§ DATA
*****

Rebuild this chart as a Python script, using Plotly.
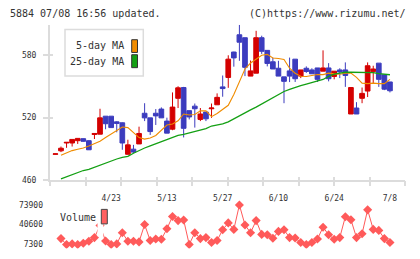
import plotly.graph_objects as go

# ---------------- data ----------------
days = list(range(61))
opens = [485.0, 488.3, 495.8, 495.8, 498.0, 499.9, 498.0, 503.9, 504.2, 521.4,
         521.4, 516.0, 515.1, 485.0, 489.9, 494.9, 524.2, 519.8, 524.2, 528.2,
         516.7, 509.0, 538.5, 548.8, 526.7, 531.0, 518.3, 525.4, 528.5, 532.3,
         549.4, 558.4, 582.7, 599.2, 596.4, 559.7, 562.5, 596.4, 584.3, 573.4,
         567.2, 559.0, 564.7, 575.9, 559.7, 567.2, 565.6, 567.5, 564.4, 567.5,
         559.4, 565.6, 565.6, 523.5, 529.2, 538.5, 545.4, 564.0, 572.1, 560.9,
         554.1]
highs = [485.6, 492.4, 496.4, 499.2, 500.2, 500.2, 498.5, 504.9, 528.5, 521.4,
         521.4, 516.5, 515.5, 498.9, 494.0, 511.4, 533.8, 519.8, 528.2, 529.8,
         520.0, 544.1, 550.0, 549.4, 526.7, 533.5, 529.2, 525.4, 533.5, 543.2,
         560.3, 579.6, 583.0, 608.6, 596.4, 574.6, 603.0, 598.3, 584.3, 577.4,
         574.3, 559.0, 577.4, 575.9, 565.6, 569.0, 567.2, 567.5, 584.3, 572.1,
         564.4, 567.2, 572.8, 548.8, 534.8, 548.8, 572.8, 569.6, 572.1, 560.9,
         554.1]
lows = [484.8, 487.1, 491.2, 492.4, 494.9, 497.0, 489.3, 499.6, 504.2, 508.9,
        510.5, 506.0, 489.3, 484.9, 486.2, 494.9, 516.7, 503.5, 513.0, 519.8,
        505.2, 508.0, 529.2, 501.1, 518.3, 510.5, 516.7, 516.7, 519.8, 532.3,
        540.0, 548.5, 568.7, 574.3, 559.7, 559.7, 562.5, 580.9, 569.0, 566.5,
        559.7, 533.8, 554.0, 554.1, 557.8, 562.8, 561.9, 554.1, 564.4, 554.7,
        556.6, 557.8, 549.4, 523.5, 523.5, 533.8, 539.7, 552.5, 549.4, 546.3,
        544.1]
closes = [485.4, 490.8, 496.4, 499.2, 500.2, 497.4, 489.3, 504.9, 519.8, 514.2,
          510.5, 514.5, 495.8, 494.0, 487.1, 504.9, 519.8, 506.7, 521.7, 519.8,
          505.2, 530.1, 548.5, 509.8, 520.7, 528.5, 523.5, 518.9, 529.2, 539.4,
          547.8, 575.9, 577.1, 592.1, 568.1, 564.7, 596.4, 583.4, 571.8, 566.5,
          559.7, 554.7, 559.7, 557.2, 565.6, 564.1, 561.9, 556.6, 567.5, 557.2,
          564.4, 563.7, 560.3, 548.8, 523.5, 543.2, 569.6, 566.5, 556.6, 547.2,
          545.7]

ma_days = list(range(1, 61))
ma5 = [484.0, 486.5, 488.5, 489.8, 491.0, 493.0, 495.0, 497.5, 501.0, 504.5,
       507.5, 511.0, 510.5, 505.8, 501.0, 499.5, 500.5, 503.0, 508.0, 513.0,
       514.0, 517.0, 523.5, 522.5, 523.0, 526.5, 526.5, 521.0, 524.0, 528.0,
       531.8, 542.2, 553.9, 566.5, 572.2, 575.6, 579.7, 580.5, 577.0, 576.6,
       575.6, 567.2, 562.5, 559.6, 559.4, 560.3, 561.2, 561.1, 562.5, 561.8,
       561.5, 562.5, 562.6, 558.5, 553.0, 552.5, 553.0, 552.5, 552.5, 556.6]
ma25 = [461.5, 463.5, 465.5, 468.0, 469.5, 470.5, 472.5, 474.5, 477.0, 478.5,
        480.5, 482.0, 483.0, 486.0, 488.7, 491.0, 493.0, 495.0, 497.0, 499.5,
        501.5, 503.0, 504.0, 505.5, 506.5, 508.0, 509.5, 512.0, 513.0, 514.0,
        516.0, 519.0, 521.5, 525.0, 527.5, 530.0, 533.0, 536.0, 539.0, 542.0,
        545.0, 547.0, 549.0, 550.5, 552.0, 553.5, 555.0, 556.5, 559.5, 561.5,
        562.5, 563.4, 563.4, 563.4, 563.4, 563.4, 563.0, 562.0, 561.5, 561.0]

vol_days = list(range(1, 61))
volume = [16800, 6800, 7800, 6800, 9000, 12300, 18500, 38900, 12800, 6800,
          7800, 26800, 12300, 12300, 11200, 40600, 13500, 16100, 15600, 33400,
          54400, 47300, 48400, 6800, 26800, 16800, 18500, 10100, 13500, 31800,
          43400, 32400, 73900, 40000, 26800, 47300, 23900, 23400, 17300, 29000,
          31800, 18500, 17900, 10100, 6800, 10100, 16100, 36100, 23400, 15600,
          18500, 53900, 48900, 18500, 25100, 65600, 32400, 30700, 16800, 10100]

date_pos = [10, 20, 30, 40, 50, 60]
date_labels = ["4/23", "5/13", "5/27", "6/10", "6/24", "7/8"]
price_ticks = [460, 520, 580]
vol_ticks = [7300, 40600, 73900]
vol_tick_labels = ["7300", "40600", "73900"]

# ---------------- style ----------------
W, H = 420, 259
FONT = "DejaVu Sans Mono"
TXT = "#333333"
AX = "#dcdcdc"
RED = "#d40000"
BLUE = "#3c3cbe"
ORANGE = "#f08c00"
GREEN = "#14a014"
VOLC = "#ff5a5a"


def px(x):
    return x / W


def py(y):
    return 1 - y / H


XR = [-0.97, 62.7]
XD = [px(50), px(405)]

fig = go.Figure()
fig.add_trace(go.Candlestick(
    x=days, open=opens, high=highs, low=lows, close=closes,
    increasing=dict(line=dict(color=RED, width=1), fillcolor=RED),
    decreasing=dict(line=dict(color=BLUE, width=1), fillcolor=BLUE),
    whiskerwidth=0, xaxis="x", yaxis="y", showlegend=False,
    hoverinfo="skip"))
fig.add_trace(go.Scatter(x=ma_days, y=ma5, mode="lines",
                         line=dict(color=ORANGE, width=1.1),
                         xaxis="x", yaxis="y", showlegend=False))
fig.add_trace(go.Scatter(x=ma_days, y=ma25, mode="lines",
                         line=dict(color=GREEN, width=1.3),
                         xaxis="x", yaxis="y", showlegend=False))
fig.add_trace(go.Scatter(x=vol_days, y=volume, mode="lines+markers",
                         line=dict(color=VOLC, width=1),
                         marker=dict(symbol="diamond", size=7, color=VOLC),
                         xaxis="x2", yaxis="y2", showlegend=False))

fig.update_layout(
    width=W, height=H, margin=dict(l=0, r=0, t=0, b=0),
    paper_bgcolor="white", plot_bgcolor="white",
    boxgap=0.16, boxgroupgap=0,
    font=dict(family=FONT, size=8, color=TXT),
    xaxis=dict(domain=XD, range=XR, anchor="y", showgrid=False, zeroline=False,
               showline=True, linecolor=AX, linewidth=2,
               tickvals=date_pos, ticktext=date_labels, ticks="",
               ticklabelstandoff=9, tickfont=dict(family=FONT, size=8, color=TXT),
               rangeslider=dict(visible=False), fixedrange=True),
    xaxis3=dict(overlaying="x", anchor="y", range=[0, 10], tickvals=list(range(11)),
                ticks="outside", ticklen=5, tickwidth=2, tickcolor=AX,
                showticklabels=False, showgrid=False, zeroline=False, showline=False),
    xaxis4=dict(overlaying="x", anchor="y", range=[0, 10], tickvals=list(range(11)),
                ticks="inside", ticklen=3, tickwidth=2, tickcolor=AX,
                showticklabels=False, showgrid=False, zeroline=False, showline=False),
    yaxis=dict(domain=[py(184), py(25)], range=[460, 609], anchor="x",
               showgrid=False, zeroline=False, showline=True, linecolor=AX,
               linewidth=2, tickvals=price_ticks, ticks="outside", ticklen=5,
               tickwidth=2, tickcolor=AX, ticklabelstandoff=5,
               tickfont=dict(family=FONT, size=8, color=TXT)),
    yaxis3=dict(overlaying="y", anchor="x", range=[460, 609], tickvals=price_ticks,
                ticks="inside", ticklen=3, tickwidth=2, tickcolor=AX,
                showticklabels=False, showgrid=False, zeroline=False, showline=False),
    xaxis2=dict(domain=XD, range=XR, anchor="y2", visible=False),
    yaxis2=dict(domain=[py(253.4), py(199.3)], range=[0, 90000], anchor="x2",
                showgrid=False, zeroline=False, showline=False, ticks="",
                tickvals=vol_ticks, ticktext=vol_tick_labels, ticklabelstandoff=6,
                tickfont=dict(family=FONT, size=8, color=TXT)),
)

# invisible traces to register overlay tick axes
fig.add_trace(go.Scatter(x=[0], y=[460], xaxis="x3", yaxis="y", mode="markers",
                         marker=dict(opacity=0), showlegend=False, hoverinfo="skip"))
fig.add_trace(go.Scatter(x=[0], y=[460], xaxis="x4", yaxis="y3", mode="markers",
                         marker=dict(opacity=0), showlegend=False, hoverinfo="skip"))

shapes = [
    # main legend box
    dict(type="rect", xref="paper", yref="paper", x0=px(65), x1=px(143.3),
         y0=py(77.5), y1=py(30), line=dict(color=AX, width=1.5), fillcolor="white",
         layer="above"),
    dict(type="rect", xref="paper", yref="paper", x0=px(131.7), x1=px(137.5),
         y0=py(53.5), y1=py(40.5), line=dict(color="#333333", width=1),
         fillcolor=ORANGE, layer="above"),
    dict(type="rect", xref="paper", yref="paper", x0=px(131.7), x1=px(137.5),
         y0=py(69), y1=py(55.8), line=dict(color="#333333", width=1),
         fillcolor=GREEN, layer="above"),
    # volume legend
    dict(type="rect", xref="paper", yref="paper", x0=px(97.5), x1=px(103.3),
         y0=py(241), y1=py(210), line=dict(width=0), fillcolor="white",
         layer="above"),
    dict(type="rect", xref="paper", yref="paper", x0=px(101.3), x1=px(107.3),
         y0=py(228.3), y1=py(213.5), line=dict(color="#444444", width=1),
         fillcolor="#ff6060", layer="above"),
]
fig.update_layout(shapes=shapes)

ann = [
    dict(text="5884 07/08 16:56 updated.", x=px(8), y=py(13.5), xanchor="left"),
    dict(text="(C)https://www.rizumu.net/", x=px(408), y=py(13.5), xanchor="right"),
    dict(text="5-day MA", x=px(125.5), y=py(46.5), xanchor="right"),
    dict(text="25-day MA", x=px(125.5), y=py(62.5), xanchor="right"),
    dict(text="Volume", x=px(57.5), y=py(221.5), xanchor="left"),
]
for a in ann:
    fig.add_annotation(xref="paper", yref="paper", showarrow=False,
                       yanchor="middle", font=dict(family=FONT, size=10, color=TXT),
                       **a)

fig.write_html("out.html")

*****

§ REQUIRED WORK
Omitting all pictures, restate exactly the lines of the material from its start through the line that contains "import plotly.graph_objects as go".

§ THE COMPLETED TASK
Rebuild this chart as a Python script, using Plotly.
import plotly.graph_objects as go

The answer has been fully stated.